###Muse - A Connectionist Model Approach to Natural Language Generation The synthesis of literary material is a creative and an intellectually challenging task. It requires a substantial amount of world knowledge and natural language processing capability. Muse is a system that contemplates on a topic and is capable of churning out creative and intellectual content in accordance. Muse is trained on unstructured text available in abundance. The system is being developed using recurrent neural networks. The feasibility of the project is advocated by the recent success of artificial neural networks. Neural networks are the first artificial pattern recognizers to achieve human-competitive or even superhuman performance on important benchmarks.
This is my BTech main project. We(a group of 3) are currently working on this project.
###Clatern - Machine Learning for Clojure Clojure is a good fit for data analysis and machine learning. It’s possible to leverage the performance of JVM and work with intuitive abstractions at the same time in Clojure. Clojure is being used for ML by startups like BigML and Prismatic. However, Clojure does not have a good ML library. To resolve this, I began developing Clatern - a machine learning library for Clojure programming language based on core.matrix(multi-dimensional array programming API for Clojure). core.matrix offers a compelling alternative to NumPy. Clatern is being actively developed. It’s compatible with Incanter(Clojure-based, R-like statistical computing and graphics environment for the JVM) since both use core.matrix. I hope to develop Clatern into a production-ready full featured ML library.
Hosted on Github - http://github.com/rinuboney/clatern.
###Information Extraction from EDGAR Database A project that involved extracting and processing elementary and financial data about companies from 10-K and 10-Q SEC filings openly available in EDGAR database.
Recently, most of 10-K and 10-Q SEC filings are submitted in XBRL format which is an XML based global standard for exchanging financial information. Extracting information from an XML based document with a global standard is supposed to be easy. But, in reality the format offers high flexibility and there is little correlation between filings of different companies. Even a small sample of 100 documents have very less valuable tags in common. Most of the time, the same information is annotated by different tags. This renders the task of extracting required information from XBRL documents non-trivial. After a substantial amount of analysis on SEC filings, I developed a system to extract important information from 10-K and 10-Q filings.
The final system is successfully able to produce important financial metrics for the last 7 years along with important details of the company, given a company name or the SIC code of the company.
###A Framework for Management Systems A framework in Python to generate full featured database agnostic management systems from user specified metadata and settings. The framework is highly customizable and adapts to the functional and aesthetic taste of the user through plugins and themes.
The aim of this project was to create a framework to ease the development of management systems. The framework initially requires the user to input the required tables and it’s respective fields. A basic management system is generated from this information. Management systems that require additional functionalities can add the required functionalities with the help of plugins developed for the framework. The framework also provides themes to enhance the user interface. The project was successfully developed and shown to be versatile by demonstrating the ease of development of various management systems without much effort. Various plugins and themes were also developed for the base system.

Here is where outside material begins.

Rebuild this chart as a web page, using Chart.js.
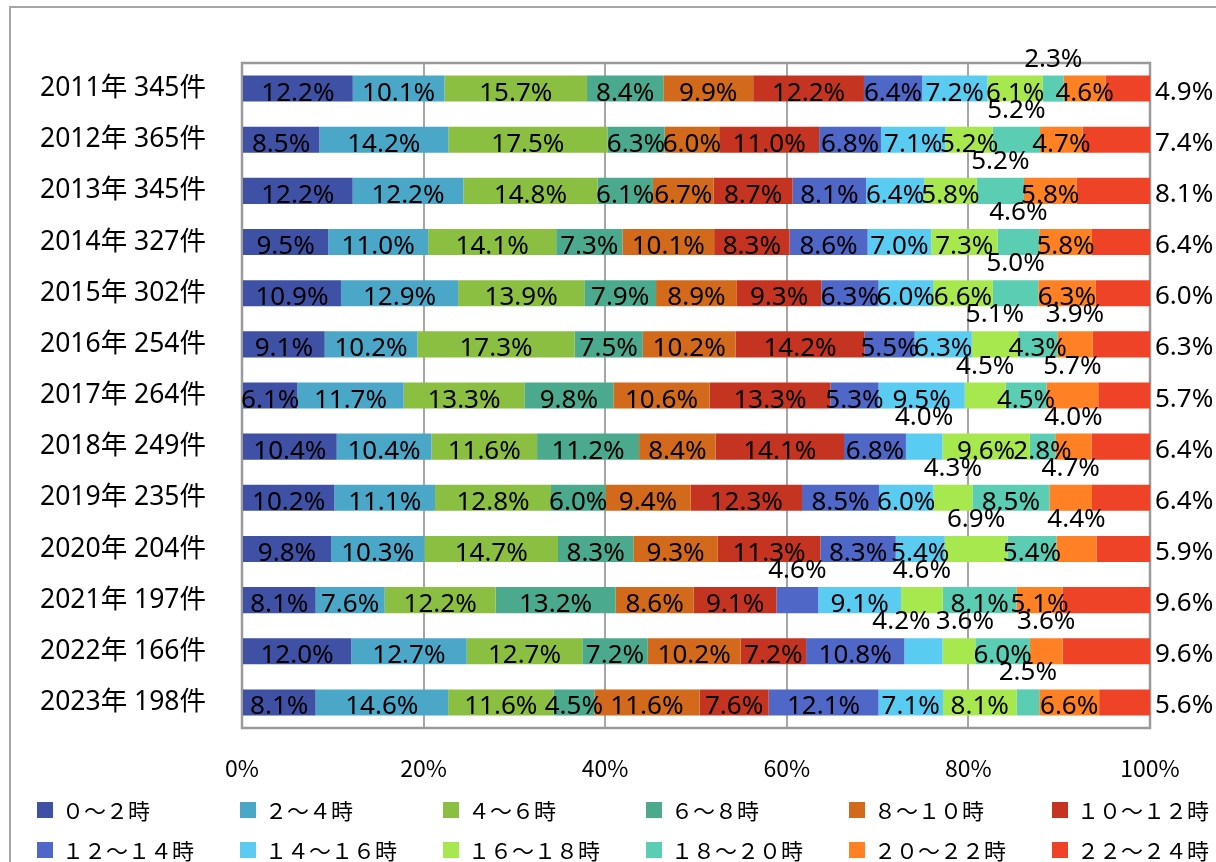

This was my BTech minor project.
Tweets are sparse and noisy. The restricted length of tweets prevents standard text mining tools from being employed to their full potential. Initially, I tried simple NLP processing and methods such as tf-idf to identify key words in a tweet. But the results were fruitless. Then, I experimented with various topic modelling techniques such as latent dirichlet allocation and latent semantic analysis. The results were interesting but unsatisfactory.
The final system consisted of using DBpedia Spotlight to annotate important keywords. Some standard preprocessing procedures were applied before annotating keywords. The most important keywords were identified from the annotated keywords and presented. It produced the required results. It was able to accurately identify topics of interests’ of an active twitter user.
###Mirrors - A Scalable Realtime Collaboration Platform I developed a scalable web based realtime collaboration platform. It was a web application where users can login and collaborate in a commonly created workspace called a ‘mirror’. A workspace consisted of widgets according to the type of workspace. The workspace and widgets within are synchonized in realtime. The backend was powered by Tornado web server. Tornado is a scalable, non-blocking web server and web application framework written in Python. The realtime connection between client side and server side was implemented using websockets. tornado-sockjs was used to enable cross browser websocket support. MongoDB was used for persistent data storage. A key component that enabled scalability was RabbitMQ. RabbitMQ is a robust message broker. The messages were relayed through RabbitMQ queues. The whole system worked flawlessly as all the libraries used were built for scalability and realtime support.